Geddes, Janet

Geddes, Janet "known in Scottish ecclesiastical history as 'Jenny Geddes,' has had her name transmitted as the person who took a prominent part in resisting the introduction of the Liturgy or Service-book into the Church of Scotland in 1637. The circumstances were these. Sunday, 23d July, 1637, was the day fixed for this innovation, so obnoxious to the Scottish Presbyterians, and an immense crowd filled the High Church of St. Giles's, Edinburgh, on the occasion. On the dean of Edinburgh beginning to read, his voice was lost in a tumultuous shout, and an old woman, said to have been one Jenny Geddes, who kept a green-stall in the High Street, bawling out, 'Villain! dost thou say mass at my lug' (that is, ear), launched her stool at the dean's head. Universal confusion ensued, and the dean, throwing off his surplice, fled, to save his life. The bishop of Edinburgh, on attempting to appease the storm, was assailed by a volley of sticks, stones, and other missiles, accompanied by cries and threats that effectually silenced him. This tumult proved the death-blow of the liturgy in Scotland. It has been doubted, however, if there ever was such a person as Jenny Geddes.

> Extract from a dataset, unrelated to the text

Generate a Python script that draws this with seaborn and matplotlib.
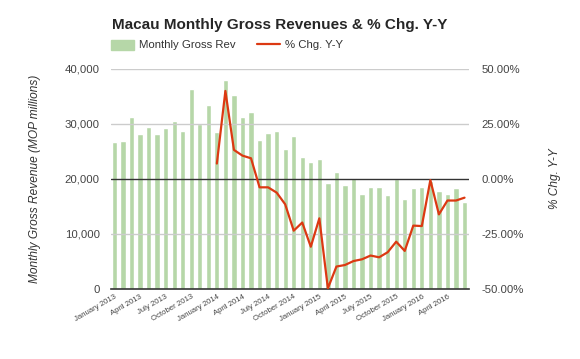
import matplotlib
matplotlib.use("Agg")
import matplotlib.pyplot as plt
import seaborn as sns
import numpy as np
import pandas as pd
from matplotlib.patches import Patch
from matplotlib.lines import Line2D

# monthly gross gaming revenue, MOP millions, Jan 2013 - Jun 2016
revenue = [26740, 26920, 31280, 28130, 29520, 28130, 29340, 30550, 28800, 36360, 30010, 33390,
           28610, 37930, 35330, 31280, 32120, 27100, 28310, 28800, 25470, 27890, 24020, 23170,
           23590, 19300, 21230, 18940, 20210, 17240, 18450, 18450, 17000, 19960, 16330, 18270,
           18450, 19600, 17730, 17240, 18270, 15850]
# % change year over year (starts Jan 2014)
pct_chg = [None] * 12 + [7.0, 40.0, 13.2, 10.6, 9.4, -3.8, -3.8, -6.2, -11.5, -23.5, -19.8, -30.8,
                         -17.9, -49.7, -39.8, -39.1, -37.3, -36.5, -34.8, -35.6, -33.3, -28.5, -32.7, -21.2,
                         -21.4, -0.5, -16.1, -9.8, -9.8, -8.5]
tick_labels = ["January 2013", "April 2013", "July 2013", "October 2013",
               "January 2014", "April 2014", "July 2014", "October 2014",
               "January 2015", "April 2015", "July 2015", "October 2015",
               "January 2016", "April 2016"]

df = pd.DataFrame({"month": np.arange(len(revenue)), "rev": revenue,
                   "pct": [np.nan if v is None else v for v in pct_chg]})

sns.set_style("white")
plt.rcParams["font.family"] = ["Liberation Sans", "DejaVu Sans"]

green = "#b6d7a8"
red = "#dc3912"
grey = "#444444"

fig = plt.figure(figsize=(5.8, 3.59), dpi=100)
ax = fig.add_axes([0.191, 0.195, 0.618, 0.613])

sns.barplot(data=df, x="month", y="rev", color=green, saturation=1, width=0.62, ax=ax, zorder=2)
ax.set_ylim(0, 40000)
ax.set_xlim(-0.42, 41.55)
ax.set_yticks([0, 10000, 20000, 30000, 40000])
ax.set_yticklabels(["0", "10,000", "20,000", "30,000", "40,000"])
# grid lines sit on top of the bars, as in the original
for y in [10000, 30000, 40000]:
    ax.axhline(y, color="#cccccc", lw=1, zorder=3)
ax.axhline(20000, color="#333333", lw=1, zorder=3)
ax.set_xticks(range(0, 42, 3))
ax.set_xticklabels(tick_labels, rotation=30, ha="right", rotation_mode="anchor",
                   fontsize=5.6, color=grey)
ax.tick_params(axis="x", length=0, pad=3)
ax.tick_params(axis="y", length=0, pad=8, labelsize=8.2, labelcolor=grey)
ax.set_xlabel("")
ax.set_ylabel("Monthly Gross Revenue (MOP millions)", style="italic", fontsize=8.6,
              color="#333333", labelpad=17)
for s in ["top", "right", "left"]:
    ax.spines[s].set_visible(False)
ax.spines["bottom"].set_color("#333333")
ax.spines["bottom"].set_linewidth(1.2)
ax.spines["bottom"].set_zorder(4)

ax2 = ax.twinx()
sns.lineplot(data=df, x="month", y="pct", color=red, lw=1.6, ax=ax2)
ax2.set_ylim(-50, 50)
ax2.set_xlim(-0.42, 41.55)
ax2.set_yticks([-50, -25, 0, 25, 50])
ax2.set_yticklabels(["-50.00%", "-25.00%", "0.00%", "25.00%", "50.00%"])
ax2.tick_params(axis="y", length=0, pad=9, labelsize=8.2, labelcolor=grey)
ax2.set_ylabel("% Chg. Y-Y", style="italic", fontsize=8.6, color="#333333", labelpad=18)
for s in ["top", "right", "left", "bottom"]:
    ax2.spines[s].set_visible(False)

fig.text(0.193, 1 - 29 / 359, "Macau Monthly Gross Revenues & % Chg. Y-Y",
         fontsize=11, weight="bold", va="baseline", ha="left")

handles = [Patch(color=green), Line2D([], [], color=red, lw=1.6)]
fig.legend(handles, ["Monthly Gross Rev", "% Chg. Y-Y"], loc="center left",
           bbox_to_anchor=(0.174, 1 - 45 / 359), ncol=2, frameon=False, fontsize=8.2,
           handlelength=2.0, handleheight=1.0, columnspacing=1.9, handletextpad=0.45,
           labelcolor="#333333")

fig.savefig("out.png", dpi=100)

In 1756, a citizen of Edinburgh, of the name of Robert Mein (who died in 1776) known for his exertions for the improvement of his native city, published a tract called The Cross Removed, Prelacy and Patronage Disproved, etc., in which he claims the exploit of Jenny G. for his great-grandmother, 'the worthy Barbara Hamilton, spouse to John Mein, merchant and postmaster in Edinburgh, who, in the year 1637, spoke openly in the church at Edinburgh against archbishop Laud's new Service-book, at its first reading there, which stopped their proceedings, and dismissed their meeting, so that it never obtained in our Church to this day.' In the obituary notice of Robert Mein, Weekly Magazine, volume 39, and Scots Magazine, volume 36 (1776), this Barbara Hamilton is said to have been descended from the Hamiltons of Bardowie, but was better known in our history by the name of Jenny Geddes, though called so erroneously.' Jenny Geddes's famous stool is said to have been burned by herself in the bonfires at the cross of Edinburgh at the Restoration, and what has been called hers in the Museum of the Society of Antiquaries at Edinburgh has no claim to that name beyond gratuitous conjecture. See Proceedings of Society of Antiquaries of Scotland, volume 3, part 2, pages 179, 180."